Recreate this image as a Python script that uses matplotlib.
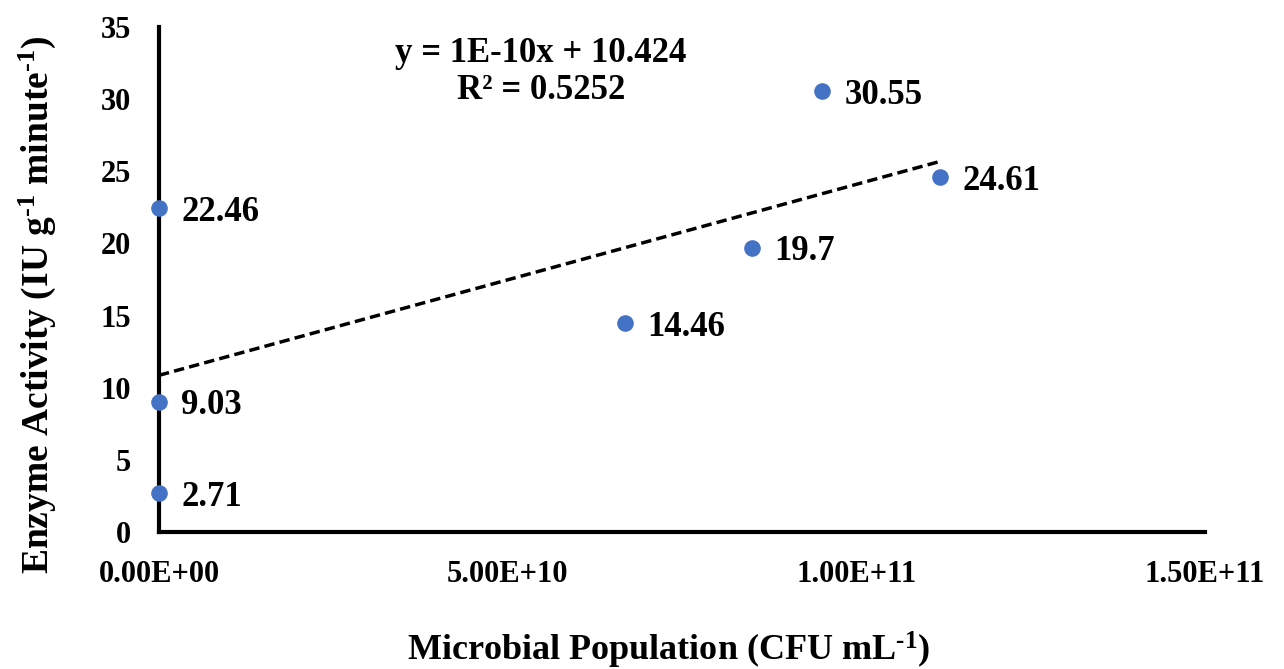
import matplotlib.pyplot as plt
import numpy as np

# data
population = [0.0, 0.0, 0.0, 6.68e10, 8.50e10, 9.51e10, 1.12e11]
activity = [22.46, 9.03, 2.71, 14.46, 19.7, 30.55, 24.61]
x_ticks = [0, 5e10, 1e11, 1.5e11]
x_ticklabels = ['0.00E+00', '5.00E+10', '1.00E+11', '1.50E+11']
y_ticks = [0, 5, 10, 15, 20, 25, 30, 35]
equation = 'y = 1E-10x + 10.424\nR\u00b2 = 0.5252'

plt.rcParams['font.family'] = ['Liberation Serif', 'DejaVu Serif']
plt.rcParams['font.weight'] = 'bold'
plt.rcParams['mathtext.fontset'] = 'custom'
plt.rcParams['mathtext.rm'] = 'Liberation Serif:bold'
plt.rcParams['mathtext.it'] = 'Liberation Serif:bold'
plt.rcParams['mathtext.bf'] = 'Liberation Serif:bold'

fig = plt.figure(figsize=(12.84, 6.69), dpi=100)
ax = fig.add_axes([0.1238, 0.2048, 0.8147, 0.7548])

ax.scatter(population, activity, s=120, color='#4472C4', zorder=3, clip_on=False)

# linear trendline
slope, icpt = np.polyfit(population, activity, 1)
xs = np.array([0, max(population)])
ax.plot(xs, slope * xs + icpt, color='black', linestyle=(0, (3, 1.5)), linewidth=2.5, zorder=2)

for x, y in zip(population, activity):
    ax.annotate(f'{y:g}', (x, y), xytext=(16, -3), textcoords='offset points',
                fontsize=25, fontweight='bold', va='center', ha='left')

ax.text(0.365, 0.98, equation, transform=ax.transAxes, fontsize=25,
        fontweight='bold', ha='center', va='top', linespacing=1.15)

ax.set_xlim(0, 1.5e11)
ax.set_ylim(0, 35)
ax.set_xticks(x_ticks)
ax.set_xticklabels(x_ticklabels)
ax.set_yticks(y_ticks)
ax.tick_params(length=0, labelsize=22, pad=20)
for lab in ax.get_xticklabels() + ax.get_yticklabels():
    lab.set_fontweight('bold')

ax.spines['top'].set_visible(False)
ax.spines['right'].set_visible(False)
ax.spines['left'].set_linewidth(3)
ax.spines['bottom'].set_linewidth(3)

ax.set_xlabel('Microbial Population (CFU mL$^{\u2010 1}$)', fontsize=26, fontweight='bold', va='center')
ax.set_ylabel('Enzyme Activity (IU g$^{\u2010 1}$ minute$^{\u2010 1}$)', fontsize=27, fontweight='bold', va='center')
ax.xaxis.set_label_coords(0.487, -0.235)
ax.yaxis.set_label_coords(-0.116, 0.45)

fig.savefig('out.png', dpi=100)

◇ ◇ ◇ ◇ ◇ ◇ ◇

* Task to complete
Without the pictures, output the full listing exactly as it stands.

* Answer in full
Recreate this image as a Python script that uses matplotlib.
import matplotlib.pyplot as plt
import numpy as np

# data
population = [0.0, 0.0, 0.0, 6.68e10, 8.50e10, 9.51e10, 1.12e11]
activity = [22.46, 9.03, 2.71, 14.46, 19.7, 30.55, 24.61]
x_ticks = [0, 5e10, 1e11, 1.5e11]
x_ticklabels = ['0.00E+00', '5.00E+10', '1.00E+11', '1.50E+11']
y_ticks = [0, 5, 10, 15, 20, 25, 30, 35]
equation = 'y = 1E-10x + 10.424\nR\u00b2 = 0.5252'

plt.rcParams['font.family'] = ['Liberation Serif', 'DejaVu Serif']
plt.rcParams['font.weight'] = 'bold'
plt.rcParams['mathtext.fontset'] = 'custom'
plt.rcParams['mathtext.rm'] = 'Liberation Serif:bold'
plt.rcParams['mathtext.it'] = 'Liberation Serif:bold'
plt.rcParams['mathtext.bf'] = 'Liberation Serif:bold'

fig = plt.figure(figsize=(12.84, 6.69), dpi=100)
ax = fig.add_axes([0.1238, 0.2048, 0.8147, 0.7548])

ax.scatter(population, activity, s=120, color='#4472C4', zorder=3, clip_on=False)

# linear trendline
slope, icpt = np.polyfit(population, activity, 1)
xs = np.array([0, max(population)])
ax.plot(xs, slope * xs + icpt, color='black', linestyle=(0, (3, 1.5)), linewidth=2.5, zorder=2)

for x, y in zip(population, activity):
    ax.annotate(f'{y:g}', (x, y), xytext=(16, -3), textcoords='offset points',
                fontsize=25, fontweight='bold', va='center', ha='left')

ax.text(0.365, 0.98, equation, transform=ax.transAxes, fontsize=25,
        fontweight='bold', ha='center', va='top', linespacing=1.15)

ax.set_xlim(0, 1.5e11)
ax.set_ylim(0, 35)
ax.set_xticks(x_ticks)
ax.set_xticklabels(x_ticklabels)
ax.set_yticks(y_ticks)
ax.tick_params(length=0, labelsize=22, pad=20)
for lab in ax.get_xticklabels() + ax.get_yticklabels():
    lab.set_fontweight('bold')

ax.spines['top'].set_visible(False)
ax.spines['right'].set_visible(False)
ax.spines['left'].set_linewidth(3)
ax.spines['bottom'].set_linewidth(3)

ax.set_xlabel('Microbial Population (CFU mL$^{\u2010 1}$)', fontsize=26, fontweight='bold', va='center')
ax.set_ylabel('Enzyme Activity (IU g$^{\u2010 1}$ minute$^{\u2010 1}$)', fontsize=27, fontweight='bold', va='center')
ax.xaxis.set_label_coords(0.487, -0.235)
ax.yaxis.set_label_coords(-0.116, 0.45)

fig.savefig('out.png', dpi=100)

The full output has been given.